Sometimes product development teams think that the more bells and whistles they can cram into a product the more desirable it will be to consumers. Often this belief is more a reflection of the team’s lack of objectivity about their own design as well as a disconnect from the end-user’s experience. (As discussed earlier, it is also an illustrative example of the problems that can arise when design teams fail to ask the right questions.) Though on the surface there are notable exceptions to the “less is more” approach, deeper investigation of these exceptions (the Apple iPhone, for example) demonstrates that successful mass-market products with a proliferation of “bells and whistles” must compensate by being exceptionally simple to use. (It’s worth noting that providing a multitude of features and a streamlined, user-friendly interface is an incredibly rare and game-changing feat).v

Many products are overly complicated because design teams assume that more features translate to higher value and consumer demand and that less features translate to lower consumer desirability. Often design teams run into problems that can be prevented altogether or quickly solved if they can think in terms of addition instead of subtraction.

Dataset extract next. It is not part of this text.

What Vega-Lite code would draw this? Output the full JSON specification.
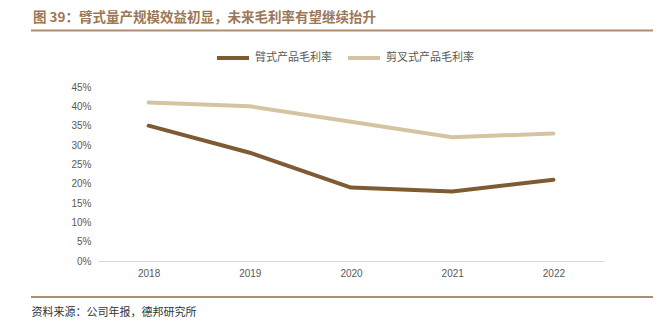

As Steve Jobs explained:

When you start looking at a problem and it seems really simple, you don’t really understand the complexity of the problem. And your solutions are way too oversimplified. Then you get into the problem, and you see it’s really complicated. And you come up with all these complicated solutions …That’s where most people stop. The really great person will keep on going and find…the key underlying principle of the problem and come up with a beautiful, elegant solution that works.